DATA LISTING
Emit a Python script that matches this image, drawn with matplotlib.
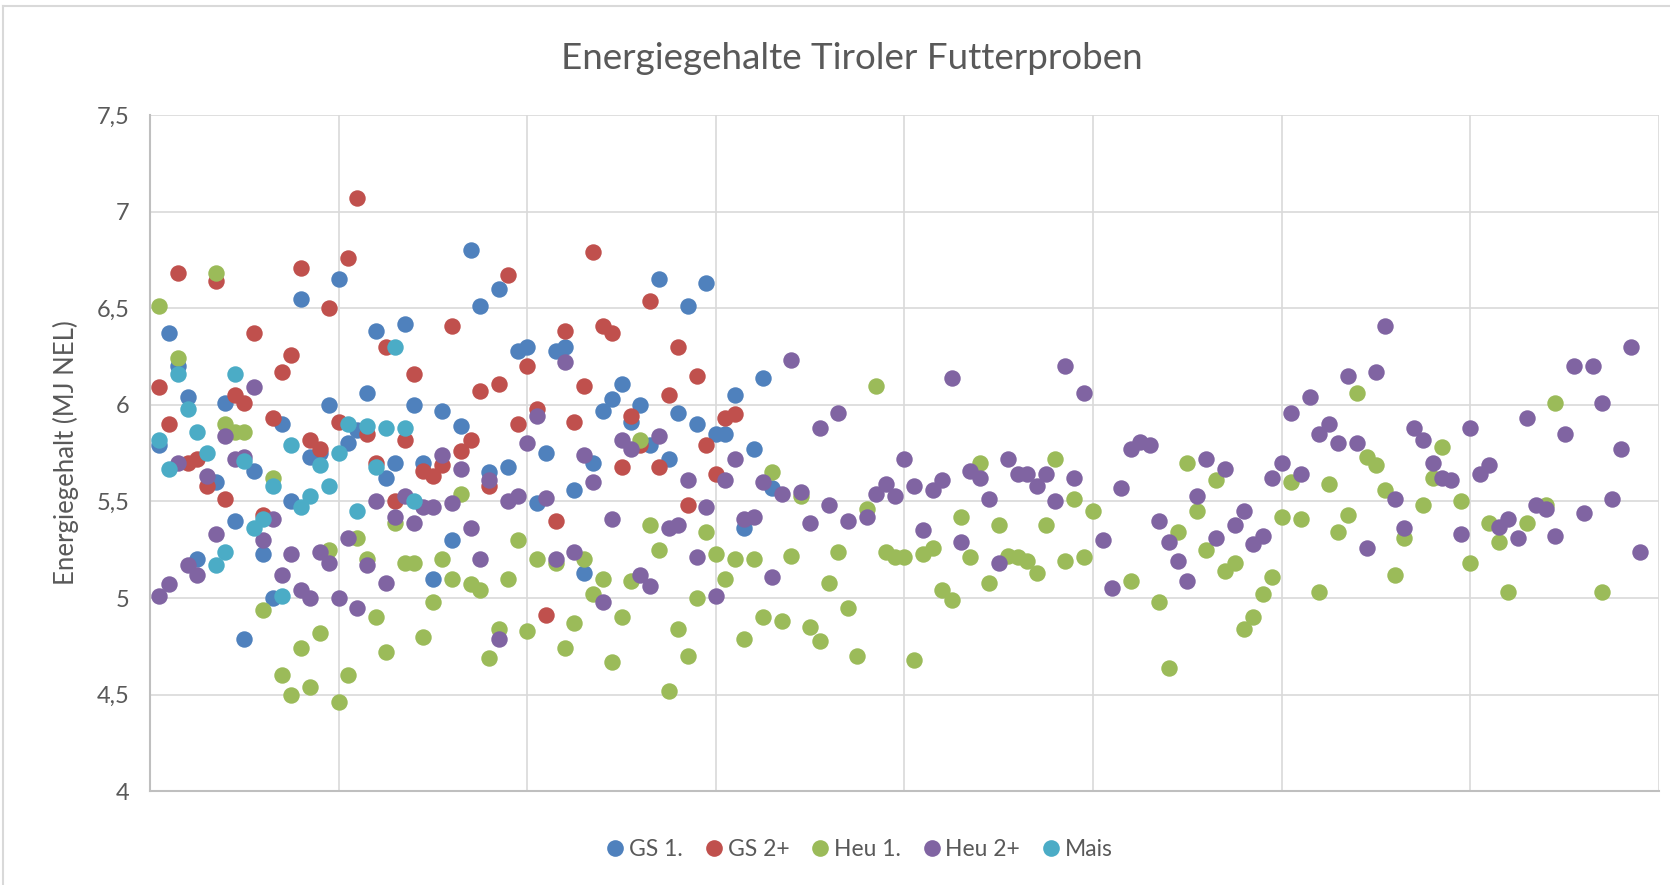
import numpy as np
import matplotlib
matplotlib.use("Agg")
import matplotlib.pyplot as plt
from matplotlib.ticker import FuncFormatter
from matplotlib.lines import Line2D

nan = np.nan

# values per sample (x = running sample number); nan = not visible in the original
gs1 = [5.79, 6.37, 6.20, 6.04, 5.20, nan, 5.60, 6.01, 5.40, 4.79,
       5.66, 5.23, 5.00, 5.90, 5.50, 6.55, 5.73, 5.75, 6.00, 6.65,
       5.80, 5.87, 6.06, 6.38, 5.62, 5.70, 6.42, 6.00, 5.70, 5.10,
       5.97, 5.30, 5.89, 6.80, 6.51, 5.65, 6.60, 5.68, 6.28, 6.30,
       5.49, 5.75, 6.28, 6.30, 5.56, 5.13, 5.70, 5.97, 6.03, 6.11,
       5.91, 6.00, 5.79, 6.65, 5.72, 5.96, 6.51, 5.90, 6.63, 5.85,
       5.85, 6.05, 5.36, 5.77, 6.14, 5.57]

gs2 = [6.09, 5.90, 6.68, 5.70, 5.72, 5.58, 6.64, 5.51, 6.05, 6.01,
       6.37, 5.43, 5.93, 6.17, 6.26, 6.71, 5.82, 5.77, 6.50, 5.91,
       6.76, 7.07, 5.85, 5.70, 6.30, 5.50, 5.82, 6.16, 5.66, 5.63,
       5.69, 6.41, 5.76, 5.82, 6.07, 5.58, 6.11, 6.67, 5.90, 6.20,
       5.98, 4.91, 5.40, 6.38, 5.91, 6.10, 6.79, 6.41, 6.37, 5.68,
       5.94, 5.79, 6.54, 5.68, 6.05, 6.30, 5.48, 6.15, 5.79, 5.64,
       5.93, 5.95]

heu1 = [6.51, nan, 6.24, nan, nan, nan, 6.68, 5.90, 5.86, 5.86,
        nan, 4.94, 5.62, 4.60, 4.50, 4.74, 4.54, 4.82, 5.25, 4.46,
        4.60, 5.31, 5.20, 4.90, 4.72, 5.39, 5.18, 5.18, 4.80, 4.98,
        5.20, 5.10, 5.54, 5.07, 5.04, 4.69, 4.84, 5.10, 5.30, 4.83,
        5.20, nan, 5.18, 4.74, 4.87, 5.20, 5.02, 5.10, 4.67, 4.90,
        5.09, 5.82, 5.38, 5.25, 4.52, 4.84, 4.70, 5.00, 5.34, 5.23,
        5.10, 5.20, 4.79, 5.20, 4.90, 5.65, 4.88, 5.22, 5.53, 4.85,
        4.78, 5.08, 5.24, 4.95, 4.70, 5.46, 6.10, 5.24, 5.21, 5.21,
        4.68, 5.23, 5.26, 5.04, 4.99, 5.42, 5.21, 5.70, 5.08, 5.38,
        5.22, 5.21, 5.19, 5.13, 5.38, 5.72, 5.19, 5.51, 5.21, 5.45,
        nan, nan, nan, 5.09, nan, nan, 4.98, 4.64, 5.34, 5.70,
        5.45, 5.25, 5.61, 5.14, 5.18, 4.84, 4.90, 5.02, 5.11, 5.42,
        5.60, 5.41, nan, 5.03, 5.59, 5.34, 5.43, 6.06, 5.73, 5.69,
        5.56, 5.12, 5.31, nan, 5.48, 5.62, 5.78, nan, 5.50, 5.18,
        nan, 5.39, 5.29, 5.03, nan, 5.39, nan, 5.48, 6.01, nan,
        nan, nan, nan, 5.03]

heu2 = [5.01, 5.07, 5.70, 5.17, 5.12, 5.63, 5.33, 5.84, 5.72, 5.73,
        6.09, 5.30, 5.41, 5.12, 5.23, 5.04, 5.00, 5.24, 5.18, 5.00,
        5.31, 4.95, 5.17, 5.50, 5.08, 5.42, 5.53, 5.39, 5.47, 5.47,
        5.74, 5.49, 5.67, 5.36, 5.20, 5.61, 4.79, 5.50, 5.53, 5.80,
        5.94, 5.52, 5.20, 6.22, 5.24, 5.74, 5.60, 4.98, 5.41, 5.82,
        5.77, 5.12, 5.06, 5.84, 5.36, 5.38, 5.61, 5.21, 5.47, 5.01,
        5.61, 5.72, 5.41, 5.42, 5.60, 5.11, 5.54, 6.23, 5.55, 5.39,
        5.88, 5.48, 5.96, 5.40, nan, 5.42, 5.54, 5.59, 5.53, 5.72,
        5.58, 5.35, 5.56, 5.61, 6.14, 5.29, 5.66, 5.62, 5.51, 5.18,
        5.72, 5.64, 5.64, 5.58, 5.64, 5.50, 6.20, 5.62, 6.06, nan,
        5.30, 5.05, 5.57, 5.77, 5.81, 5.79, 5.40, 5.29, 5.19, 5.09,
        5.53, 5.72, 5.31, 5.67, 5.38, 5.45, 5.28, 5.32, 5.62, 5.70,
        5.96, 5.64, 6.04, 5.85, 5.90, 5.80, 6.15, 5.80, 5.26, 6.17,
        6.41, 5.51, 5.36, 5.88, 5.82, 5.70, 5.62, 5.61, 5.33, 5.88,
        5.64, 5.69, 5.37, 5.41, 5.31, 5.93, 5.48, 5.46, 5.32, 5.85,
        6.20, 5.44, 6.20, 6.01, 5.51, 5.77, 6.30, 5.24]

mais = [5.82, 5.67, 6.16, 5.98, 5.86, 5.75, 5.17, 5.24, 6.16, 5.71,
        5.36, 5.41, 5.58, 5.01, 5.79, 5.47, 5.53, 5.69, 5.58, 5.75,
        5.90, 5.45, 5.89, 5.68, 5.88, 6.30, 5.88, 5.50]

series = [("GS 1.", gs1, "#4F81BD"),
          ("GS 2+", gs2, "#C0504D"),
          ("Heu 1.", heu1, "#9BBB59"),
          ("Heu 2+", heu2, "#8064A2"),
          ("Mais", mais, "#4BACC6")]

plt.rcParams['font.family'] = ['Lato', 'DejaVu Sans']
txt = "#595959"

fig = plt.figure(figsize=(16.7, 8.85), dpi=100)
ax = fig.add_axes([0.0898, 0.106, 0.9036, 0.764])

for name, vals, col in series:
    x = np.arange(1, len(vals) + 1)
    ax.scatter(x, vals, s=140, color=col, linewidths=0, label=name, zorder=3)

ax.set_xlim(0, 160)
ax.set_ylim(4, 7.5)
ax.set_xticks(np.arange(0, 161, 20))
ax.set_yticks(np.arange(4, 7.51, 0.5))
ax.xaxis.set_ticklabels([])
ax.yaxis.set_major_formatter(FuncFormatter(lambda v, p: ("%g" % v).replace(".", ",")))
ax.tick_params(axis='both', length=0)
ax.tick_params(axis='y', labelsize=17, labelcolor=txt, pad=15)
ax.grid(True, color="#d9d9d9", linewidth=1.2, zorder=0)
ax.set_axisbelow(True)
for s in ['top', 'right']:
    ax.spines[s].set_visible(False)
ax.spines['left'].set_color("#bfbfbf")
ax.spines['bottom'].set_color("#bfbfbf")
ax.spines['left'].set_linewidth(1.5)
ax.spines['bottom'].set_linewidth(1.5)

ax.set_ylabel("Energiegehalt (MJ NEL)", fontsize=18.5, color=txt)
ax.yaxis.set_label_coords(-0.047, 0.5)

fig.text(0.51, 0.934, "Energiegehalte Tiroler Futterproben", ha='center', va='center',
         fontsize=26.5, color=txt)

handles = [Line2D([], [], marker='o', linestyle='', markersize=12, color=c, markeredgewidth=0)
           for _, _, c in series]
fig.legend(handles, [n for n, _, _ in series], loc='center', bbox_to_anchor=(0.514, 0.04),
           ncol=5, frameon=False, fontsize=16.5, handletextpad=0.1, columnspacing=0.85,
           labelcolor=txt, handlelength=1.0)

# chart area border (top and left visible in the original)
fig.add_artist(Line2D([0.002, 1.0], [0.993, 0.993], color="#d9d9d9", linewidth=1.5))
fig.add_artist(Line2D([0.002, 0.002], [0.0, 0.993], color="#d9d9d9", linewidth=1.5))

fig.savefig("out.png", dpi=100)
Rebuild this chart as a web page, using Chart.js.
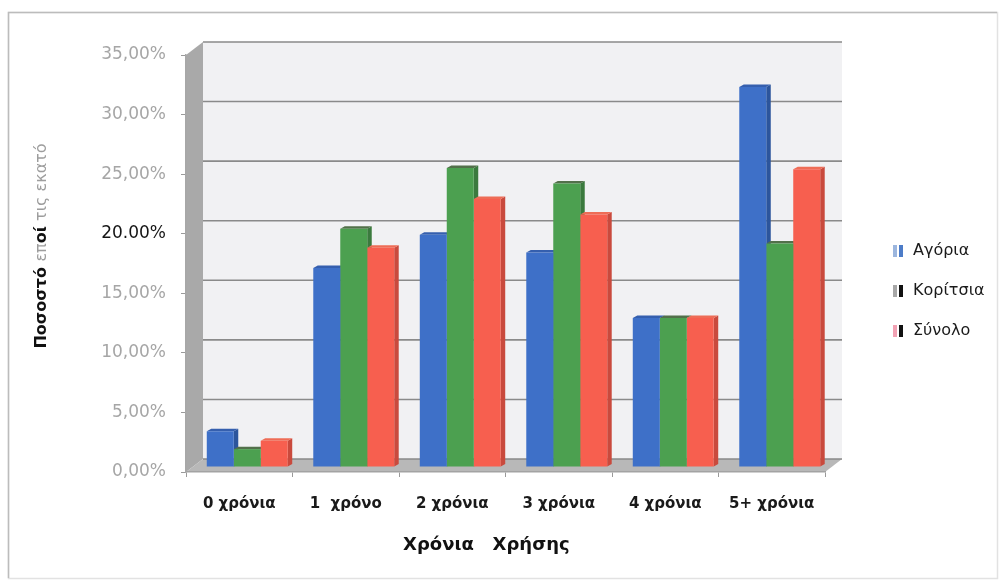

PROMPT
Extract the lines exactly, please: the first line of the listing, the line with "nan = np.nan", and every line between them, but no pictures.

EXERCISE SOLUTION
Emit a Python script that matches this image, drawn with matplotlib.
import numpy as np
import matplotlib
matplotlib.use("Agg")
import matplotlib.pyplot as plt
from matplotlib.ticker import FuncFormatter
from matplotlib.lines import Line2D

nan = np.nan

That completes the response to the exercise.